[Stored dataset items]
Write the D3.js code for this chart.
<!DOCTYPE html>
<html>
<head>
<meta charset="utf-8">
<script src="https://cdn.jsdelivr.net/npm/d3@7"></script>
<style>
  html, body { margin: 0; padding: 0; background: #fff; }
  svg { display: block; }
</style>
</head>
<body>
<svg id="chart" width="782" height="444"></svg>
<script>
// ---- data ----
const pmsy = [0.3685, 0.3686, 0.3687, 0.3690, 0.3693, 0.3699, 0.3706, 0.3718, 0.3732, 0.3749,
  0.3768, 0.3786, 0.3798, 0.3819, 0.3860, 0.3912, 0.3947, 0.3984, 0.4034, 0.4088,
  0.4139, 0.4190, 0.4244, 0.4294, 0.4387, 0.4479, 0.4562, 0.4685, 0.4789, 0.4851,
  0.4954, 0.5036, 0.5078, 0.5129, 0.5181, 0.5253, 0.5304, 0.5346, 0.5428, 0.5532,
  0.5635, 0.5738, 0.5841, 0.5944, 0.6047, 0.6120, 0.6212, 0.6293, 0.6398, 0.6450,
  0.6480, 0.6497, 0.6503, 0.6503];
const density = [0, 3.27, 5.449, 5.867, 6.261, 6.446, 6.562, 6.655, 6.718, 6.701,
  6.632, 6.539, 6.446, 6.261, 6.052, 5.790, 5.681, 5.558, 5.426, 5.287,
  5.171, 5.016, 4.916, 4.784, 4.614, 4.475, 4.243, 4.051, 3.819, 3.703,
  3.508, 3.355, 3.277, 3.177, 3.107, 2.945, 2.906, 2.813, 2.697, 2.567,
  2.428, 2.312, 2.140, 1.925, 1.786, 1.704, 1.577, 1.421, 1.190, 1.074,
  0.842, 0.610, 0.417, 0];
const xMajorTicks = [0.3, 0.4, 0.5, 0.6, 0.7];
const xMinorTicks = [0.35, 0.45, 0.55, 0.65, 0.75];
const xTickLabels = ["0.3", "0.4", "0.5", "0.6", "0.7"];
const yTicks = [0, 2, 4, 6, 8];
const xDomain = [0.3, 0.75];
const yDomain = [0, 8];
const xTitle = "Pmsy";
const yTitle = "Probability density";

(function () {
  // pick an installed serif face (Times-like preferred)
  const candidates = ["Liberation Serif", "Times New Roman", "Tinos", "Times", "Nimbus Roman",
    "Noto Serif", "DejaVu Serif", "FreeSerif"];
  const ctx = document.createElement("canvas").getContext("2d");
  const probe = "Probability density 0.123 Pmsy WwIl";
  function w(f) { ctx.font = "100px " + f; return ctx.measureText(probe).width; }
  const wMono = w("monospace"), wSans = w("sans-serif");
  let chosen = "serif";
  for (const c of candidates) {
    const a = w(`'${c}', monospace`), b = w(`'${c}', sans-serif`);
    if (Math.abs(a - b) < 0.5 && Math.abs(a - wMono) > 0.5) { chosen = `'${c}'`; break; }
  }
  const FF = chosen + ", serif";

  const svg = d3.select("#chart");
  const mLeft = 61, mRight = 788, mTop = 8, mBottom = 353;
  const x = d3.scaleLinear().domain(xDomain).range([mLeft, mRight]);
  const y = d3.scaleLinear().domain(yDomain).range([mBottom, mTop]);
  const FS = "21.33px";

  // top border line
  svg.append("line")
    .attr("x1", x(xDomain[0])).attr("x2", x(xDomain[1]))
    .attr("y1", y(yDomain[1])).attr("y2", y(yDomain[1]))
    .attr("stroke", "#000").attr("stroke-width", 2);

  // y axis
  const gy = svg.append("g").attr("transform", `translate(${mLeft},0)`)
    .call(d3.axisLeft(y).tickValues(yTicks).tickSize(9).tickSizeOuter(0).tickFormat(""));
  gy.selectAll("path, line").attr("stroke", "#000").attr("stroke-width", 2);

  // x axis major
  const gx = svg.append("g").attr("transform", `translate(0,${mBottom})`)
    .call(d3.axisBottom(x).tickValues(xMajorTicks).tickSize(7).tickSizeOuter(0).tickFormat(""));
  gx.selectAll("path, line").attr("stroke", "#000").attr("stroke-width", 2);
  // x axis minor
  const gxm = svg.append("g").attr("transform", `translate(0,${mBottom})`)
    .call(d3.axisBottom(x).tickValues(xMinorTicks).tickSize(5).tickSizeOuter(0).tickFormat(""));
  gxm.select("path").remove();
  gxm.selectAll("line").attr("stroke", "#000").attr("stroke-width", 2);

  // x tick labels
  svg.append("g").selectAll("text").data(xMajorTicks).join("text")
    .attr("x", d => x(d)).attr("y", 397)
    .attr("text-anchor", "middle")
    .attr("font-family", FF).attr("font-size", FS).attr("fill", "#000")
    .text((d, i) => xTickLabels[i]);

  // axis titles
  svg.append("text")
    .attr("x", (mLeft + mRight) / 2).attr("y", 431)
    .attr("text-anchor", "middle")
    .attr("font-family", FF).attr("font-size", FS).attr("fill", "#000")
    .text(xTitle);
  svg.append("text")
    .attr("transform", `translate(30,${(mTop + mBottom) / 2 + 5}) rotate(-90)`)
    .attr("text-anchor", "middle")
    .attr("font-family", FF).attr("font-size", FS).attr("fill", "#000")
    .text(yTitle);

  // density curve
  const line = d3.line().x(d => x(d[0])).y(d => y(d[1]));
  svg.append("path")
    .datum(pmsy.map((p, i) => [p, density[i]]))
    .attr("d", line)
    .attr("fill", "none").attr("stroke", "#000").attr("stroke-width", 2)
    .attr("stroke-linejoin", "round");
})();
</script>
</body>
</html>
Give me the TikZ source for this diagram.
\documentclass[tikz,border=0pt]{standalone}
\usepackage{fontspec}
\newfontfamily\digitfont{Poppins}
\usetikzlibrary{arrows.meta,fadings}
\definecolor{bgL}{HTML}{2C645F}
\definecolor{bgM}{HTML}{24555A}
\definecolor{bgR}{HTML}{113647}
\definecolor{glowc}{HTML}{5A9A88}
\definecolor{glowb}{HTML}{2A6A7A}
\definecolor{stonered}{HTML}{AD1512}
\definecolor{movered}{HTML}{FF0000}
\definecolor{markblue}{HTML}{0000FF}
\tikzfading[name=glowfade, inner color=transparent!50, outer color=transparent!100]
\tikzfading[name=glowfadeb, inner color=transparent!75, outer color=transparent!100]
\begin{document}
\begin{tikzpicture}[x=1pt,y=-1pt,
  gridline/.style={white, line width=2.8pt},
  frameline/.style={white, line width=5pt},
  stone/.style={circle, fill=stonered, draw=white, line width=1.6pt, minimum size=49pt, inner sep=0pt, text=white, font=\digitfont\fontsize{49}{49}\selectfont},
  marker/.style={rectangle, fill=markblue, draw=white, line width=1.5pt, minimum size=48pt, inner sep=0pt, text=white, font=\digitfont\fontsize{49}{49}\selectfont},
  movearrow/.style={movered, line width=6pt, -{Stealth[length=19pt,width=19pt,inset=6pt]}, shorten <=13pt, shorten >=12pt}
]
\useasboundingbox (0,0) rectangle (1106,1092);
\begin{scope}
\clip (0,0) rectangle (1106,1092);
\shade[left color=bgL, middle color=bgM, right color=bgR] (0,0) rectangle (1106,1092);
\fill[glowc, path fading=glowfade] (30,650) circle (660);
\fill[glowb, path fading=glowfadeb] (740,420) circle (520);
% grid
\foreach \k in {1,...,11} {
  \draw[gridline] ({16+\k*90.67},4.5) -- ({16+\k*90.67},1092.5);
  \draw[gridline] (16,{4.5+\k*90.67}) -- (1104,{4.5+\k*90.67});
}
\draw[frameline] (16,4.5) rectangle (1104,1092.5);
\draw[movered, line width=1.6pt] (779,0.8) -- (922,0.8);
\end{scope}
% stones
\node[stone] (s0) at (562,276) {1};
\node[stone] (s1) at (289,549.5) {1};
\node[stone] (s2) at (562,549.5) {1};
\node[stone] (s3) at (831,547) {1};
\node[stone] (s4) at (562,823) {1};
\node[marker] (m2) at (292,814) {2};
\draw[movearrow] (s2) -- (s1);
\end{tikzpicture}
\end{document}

### PROBLEM DESCRIPTION
The lines to quote run from the one containing "Give me the TikZ source for this diagram." through the final line of the material above; please give them exactly, both ends included, and nothing else.

### OUTPUT OF THE TASK
Give me the TikZ source for this diagram.
\documentclass[tikz,border=0pt]{standalone}
\usepackage{fontspec}
\newfontfamily\digitfont{Poppins}
\usetikzlibrary{arrows.meta,fadings}
\definecolor{bgL}{HTML}{2C645F}
\definecolor{bgM}{HTML}{24555A}
\definecolor{bgR}{HTML}{113647}
\definecolor{glowc}{HTML}{5A9A88}
\definecolor{glowb}{HTML}{2A6A7A}
\definecolor{stonered}{HTML}{AD1512}
\definecolor{movered}{HTML}{FF0000}
\definecolor{markblue}{HTML}{0000FF}
\tikzfading[name=glowfade, inner color=transparent!50, outer color=transparent!100]
\tikzfading[name=glowfadeb, inner color=transparent!75, outer color=transparent!100]
\begin{document}
\begin{tikzpicture}[x=1pt,y=-1pt,
  gridline/.style={white, line width=2.8pt},
  frameline/.style={white, line width=5pt},
  stone/.style={circle, fill=stonered, draw=white, line width=1.6pt, minimum size=49pt, inner sep=0pt, text=white, font=\digitfont\fontsize{49}{49}\selectfont},
  marker/.style={rectangle, fill=markblue, draw=white, line width=1.5pt, minimum size=48pt, inner sep=0pt, text=white, font=\digitfont\fontsize{49}{49}\selectfont},
  movearrow/.style={movered, line width=6pt, -{Stealth[length=19pt,width=19pt,inset=6pt]}, shorten <=13pt, shorten >=12pt}
]
\useasboundingbox (0,0) rectangle (1106,1092);
\begin{scope}
\clip (0,0) rectangle (1106,1092);
\shade[left color=bgL, middle color=bgM, right color=bgR] (0,0) rectangle (1106,1092);
\fill[glowc, path fading=glowfade] (30,650) circle (660);
\fill[glowb, path fading=glowfadeb] (740,420) circle (520);
% grid
\foreach \k in {1,...,11} {
  \draw[gridline] ({16+\k*90.67},4.5) -- ({16+\k*90.67},1092.5);
  \draw[gridline] (16,{4.5+\k*90.67}) -- (1104,{4.5+\k*90.67});
}
\draw[frameline] (16,4.5) rectangle (1104,1092.5);
\draw[movered, line width=1.6pt] (779,0.8) -- (922,0.8);
\end{scope}
% stones
\node[stone] (s0) at (562,276) {1};
\node[stone] (s1) at (289,549.5) {1};
\node[stone] (s2) at (562,549.5) {1};
\node[stone] (s3) at (831,547) {1};
\node[stone] (s4) at (562,823) {1};
\node[marker] (m2) at (292,814) {2};
\draw[movearrow] (s2) -- (s1);
\end{tikzpicture}
\end{document}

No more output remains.